My dad told us to get out. All of us. His voice was tense and urgent. My mom holding my brother walked out in front of the car. I followed holding onto her skirt. My dad went to the back of the car. It began slowly, the car rocking back and forth, back and forth, as my dad pushed the car from behind. Pushing up on the front rail as far as he could then letting the car roll back until the car rolled up on the back rail, and then back down as my dad put all his strength into making the car go over the front rail. Again and again he tried, rocking the car, trying to get up enough speed to go over the rail. I told my mom she needed to help, she said nothing.

And then the whistle and a light as big as the sun filling the night air with a terrifying sound. We could feel the ground starting to tremble as the train roared through the night air at us. It was not just a sound. Even at three I recognized it for the terror it was. I broke free of my mom and rushed to the back of the car, if she wouldn’t help, I would. My dad needed MY HELP. In a fraction of a second I was beside my dad, my hands on the bumper, willing to give every ounce of my strength to save us.
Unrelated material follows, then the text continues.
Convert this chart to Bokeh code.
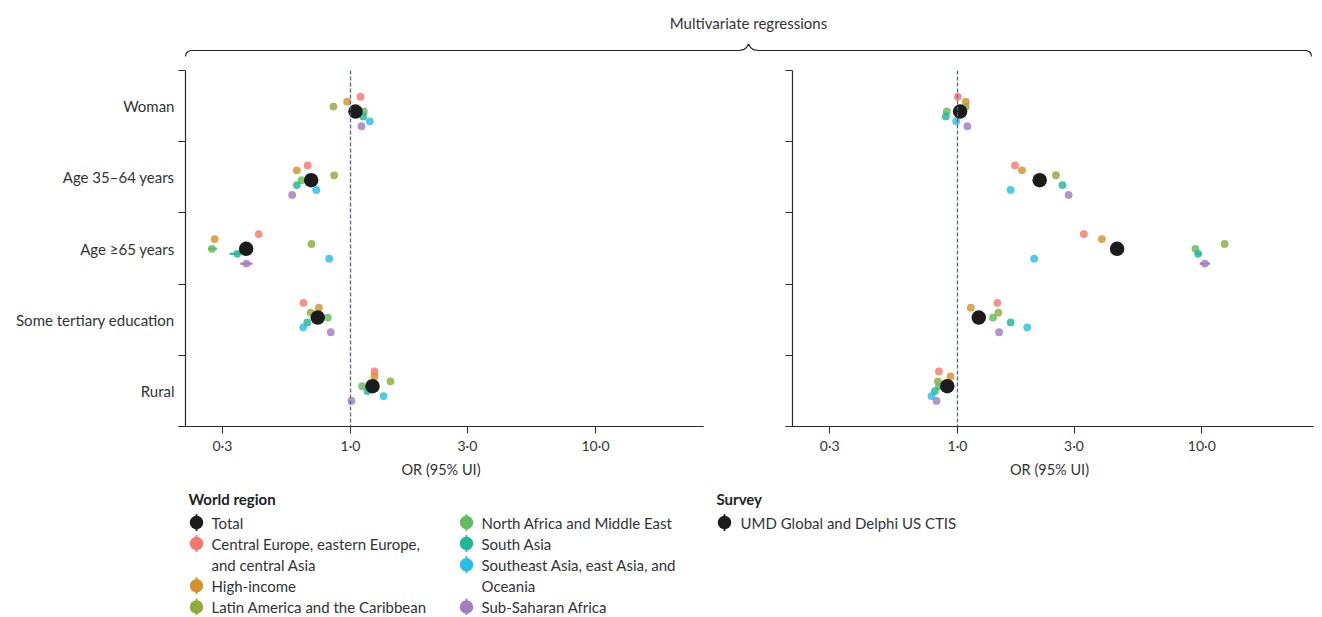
from bokeh.plotting import figure
from bokeh.models import Range1d, FixedTicker, Span, ColumnDataSource, CustomJSTickFormatter
from bokeh.layouts import column, row
from bokeh.embed import file_html
from bokeh.resources import INLINE
from bokeh.core.properties import value

# ---------------- data ----------------
rows = ["Woman", "Age 35–64 years", "Age ≥65 years", "Some tertiary education", "Rural"]

series = ["Total",
          "Central Europe, eastern Europe, and central Asia",
          "High-income",
          "Latin America and the Caribbean",
          "North Africa and Middle East",
          "South Asia",
          "Southeast Asia, east Asia, and Oceania",
          "Sub-Saharan Africa"]

legend_labels = ["Total",
                 "Central Europe, eastern Europe,\nand central Asia",
                 "High-income",
                 "Latin America and the Caribbean",
                 "North Africa and Middle East",
                 "South Asia",
                 "Southeast Asia, east Asia, and\nOceania",
                 "Sub-Saharan Africa"]

survey_label = "UMD Global and Delphi US CTIS"

# odds ratios, order of rows: Woman, Age 35-64, Age >=65, Some tertiary education, Rural
left_total = [1.048, 0.691, 0.375, 0.735, 1.230]
left_ceeca = [1.098, 0.669, 0.422, 0.643, 1.253]
left_high = [0.969, 0.604, 0.279, 0.743, 1.253]
left_latam = [0.852, 0.858, 0.693, 0.687, 1.456]
left_nafme = [1.133, 0.631, 0.272, 0.808, 1.116]
left_sasia = [1.127, 0.604, 0.345, 0.666, 1.173]
left_seao = [1.199, 0.725, 0.819, 0.641, 1.364]
left_ssa = [1.109, 0.578, 0.376, 0.831, 1.009]

right_total = [1.025, 2.170, 4.500, 1.222, 0.908]
right_ceeca = [1.003, 1.720, 3.290, 1.456, 0.839]
right_high = [1.081, 1.836, 3.900, 1.134, 0.936]
right_latam = [1.081, 2.530, 12.40, 1.470, 0.831]
right_nafme = [0.904, 2.170, 9.420, 1.398, 0.840]
right_sasia = [0.896, 2.690, 9.660, 1.650, 0.808]
right_seao = [0.988, 1.650, 2.060, 1.930, 0.783]
right_ssa = [1.098, 2.850, 10.29, 1.480, 0.821]

left_values = [left_total, left_ceeca, left_high, left_latam, left_nafme, left_sasia, left_seao, left_ssa]
right_values = [right_total, right_ceeca, right_high, right_latam, right_nafme, right_sasia, right_seao, right_ssa]

# visible uncertainty intervals: (series index, row index, lower, upper)
left_ci = [(4, 2, 0.262, 0.285), (5, 2, 0.321, 0.356), (7, 2, 0.355, 0.398)]
right_ci = [(5, 2, 9.40, 9.95), (7, 2, 9.80, 10.80)]

x_ticks = [0.3, 1.0, 3.0, 10.0]

# ---------------- style ----------------
FONT = "Lato"
TXT = "#333333"
AX = "#2a2a2a"
colors = ["#1c1c1c", "#F8766D", "#D4922A", "#8FAB3B", "#62BC5E", "#21B795", "#27BFE6", "#A27DBF"]
dodge = [0, 3, 2, 1, 0, -1, -2, -3]
DODGE = 0.069
SCALE = 0.9645
SHIFT = 0.066
PX_PER_DEC = 245.0

FRAME_H = 356
TOP_B = 4
BOT_B = 54
W = 1314


def panel(values, cis, x_lo, x_hi, frame_w, b_left, b_right, labels):
    p = figure(width=b_left + frame_w + b_right, height=TOP_B + FRAME_H + BOT_B,
               x_axis_type="log", x_range=Range1d(x_lo, x_hi), y_range=Range1d(-0.5, 4.5),
               output_backend="svg", toolbar_location=None,
               min_border_left=b_left, min_border_right=b_right,
               min_border_top=TOP_B, min_border_bottom=BOT_B)
    p.outline_line_color = None
    p.xgrid.visible = False
    p.ygrid.visible = False
    p.background_fill_color = "white"
    p.border_fill_color = "white"

    xa = p.xaxis[0]
    xa.ticker = FixedTicker(ticks=x_ticks, minor_ticks=[])
    xa.formatter = CustomJSTickFormatter(code="return tick.toFixed(1).replace('.', '\u00b7');")
    xa.major_tick_out = 7
    xa.major_tick_in = 0
    xa.minor_tick_out = 0
    xa.axis_line_color = AX
    xa.major_tick_line_color = AX
    xa.major_label_text_font = FONT
    xa.major_label_text_font_size = "14px"
    xa.major_label_text_color = TXT
    xa.major_label_standoff = 3
    xa.axis_label = "OR (95% UI)"
    xa.axis_label_text_font = FONT
    xa.axis_label_text_font_size = "14.5px"
    xa.axis_label_text_font_style = "normal"
    xa.axis_label_text_color = TXT
    xa.axis_label_standoff = 4

    ya = p.yaxis[0]
    ya.ticker = FixedTicker(ticks=[0, 1, 2, 3, 4], minor_ticks=[-0.5, 0.5, 1.5, 2.5, 3.5, 4.5])
    if labels:
        ya.formatter = CustomJSTickFormatter(args=dict(labels=rows),
                                             code="const i = Math.round(4 - tick); return (i >= 0 && i < labels.length) ? labels[i] : '';")
    else:
        ya.formatter = CustomJSTickFormatter(code="return '';")
    ya.axis_line_color = None
    ya.major_tick_out = 0
    ya.major_tick_in = 0
    ya.minor_tick_out = 0
    ya.minor_tick_in = 7
    ya.minor_tick_line_color = AX
    ya.minor_tick_line_width = 1.2
    ya.major_label_text_font = FONT
    ya.major_label_text_font_size = "15px"
    ya.major_label_text_color = TXT
    ya.major_label_standoff = 4

    # the y axis line sits 7 px inside the frame, at the ends of the ticks
    p.add_layout(Span(location=x_lo * 10 ** (7 / PX_PER_DEC), dimension="height",
                      line_color=AX, line_width=1.2))
    p.add_layout(Span(location=1.0, dimension="height", line_color="#52687a",
                      line_width=1.3, line_dash="4 2"))

    centers = [4, 3, 2, 1, 0]
    order = [1, 2, 3, 4, 5, 6, 7, 0]
    for k in order:
        ys = [SHIFT + SCALE * c + dodge[k] * DODGE for c in centers]
        src = ColumnDataSource(dict(x=values[k], y=ys))
        for (s, r, lo, hi) in cis:
            if s == k:
                p.segment(x0=[lo], y0=[ys[r]], x1=[hi], y1=[ys[r]],
                          line_color=colors[k], line_width=2.2)
        if k == 0:
            p.scatter("x", "y", source=src, size=14.5, fill_color=colors[k],
                      line_color=None)
        else:
            p.scatter("x", "y", source=src, size=7.8, fill_color=colors[k],
                      fill_alpha=0.82, line_color=None)
    return p


# left panel frame: page x 178..703 ; right panel frame: 785..1313 (1.0 at 350 / 957)
left_lo = 10 ** ((178 - 350) / PX_PER_DEC)
left_hi = 10 ** ((703 - 350) / PX_PER_DEC)
right_lo = 10 ** ((785 - 957) / 244.3)
right_hi = 10 ** ((1313 - 957) / 244.3)

pl = panel(left_values, left_ci, left_lo, left_hi, 525, 178, 40, True)
pr = panel(right_values, right_ci, right_lo, right_hi, 528, 42, 1, False)

# ---------------- top: title and brace (page pixel coordinates) ----------------
TOP_H = 66
top = figure(width=W, height=TOP_H, x_range=Range1d(0, W), y_range=Range1d(TOP_H, 0),
             output_backend="svg", toolbar_location=None,
             min_border=0)
top.axis.visible = False
top.grid.visible = False
top.outline_line_color = None
top.text(x=[748], y=[22], text=["Multivariate regressions"], text_align="center",
         text_baseline="middle", text_font=value(FONT), text_font_size="15px",
         text_color=TXT)
bx = [185, 185.6, 187.5, 190, 738, 743, 746, 748, 750, 753, 758, 1306, 1308.5, 1310.4, 1311]
by = [56, 53, 51, 50, 50, 49.2, 47, 43.5, 47, 49.2, 50, 50, 51, 53, 56]
top.line(bx, by, line_color="#222222", line_width=1.2)

# ---------------- legend ----------------
LH = 135
leg = figure(width=W, height=LH, x_range=Range1d(0, W), y_range=Range1d(LH, 0),
             output_backend="svg", toolbar_location=None, min_border=0)
leg.axis.visible = False
leg.grid.visible = False
leg.outline_line_color = None

HEAD_Y = 18
ITEM_Y0 = 42
LINE_H = 21.1


def heading(x, text):
    leg.text(x=[x], y=[HEAD_Y], text=[text], text_align="left", text_baseline="middle",
             text_font=value(FONT), text_font_size="15px", text_font_style="bold",
             text_color="#222222")


def item(mx, tx, line, label, color):
    y = ITEM_Y0 + line * LINE_H
    leg.segment(x0=[mx], y0=[y - 8.5], x1=[mx], y1=[y + 8.5], line_color=color, line_width=1.8)
    leg.scatter(x=[mx], y=[y], size=13.5, fill_color=color, line_color=None)
    parts = label.split("\n")
    for j, t in enumerate(parts):
        leg.text(x=[tx], y=[y + j * LINE_H], text=[t], text_align="left", text_baseline="middle",
                 text_font=value(FONT), text_font_size="15px", text_color=TXT)
    return line + len(parts)


heading(188, "World region")
ln = 0
for k in [0, 1, 2, 3]:
    ln = item(196, 211, ln, legend_labels[k], colors[k])
ln = 0
for k in [4, 5, 6, 7]:
    ln = item(466, 481, ln, legend_labels[k], colors[k])

heading(716, "Survey")
item(724, 740, 0, survey_label, colors[0])

layout = column(top, row(pl, pr), leg)
open("out.html", "w").write(file_html(layout, INLINE))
To my surprise my dad grabbed my arm and picked me up like a small puppy half throwing me to mom. He was yelling, he was mad at her for letting me coming to help him, telling mom to hold on to me, to not let it happen again. She did, I half-struggled, but mostly resigned myself to my fate, to be a spectator to the pending disaster.

The sound of the grou
nd shaking, the roar of the diesel, the piercing of the whistle through our beings filled us and the air around us. And the light, it was like the sun roaring down on top of us. Mom was screaming, I was yelling, my brother was crying. The world was ending as the sound and fury of the sun descended upon us.

There was no time to rock the car, my dad gave out a mighty moan, all the sounds blended together and it became daylight under the roaring sun. And my dad was on his knees behind the car his back his inches from the train roaring behind him. He was too tired and exhausted to push the car another foot to a safer distance. We stood there watching, the ground rumbling beneath our feet, the world full of clanking and rumblings the air from the train rushing past us.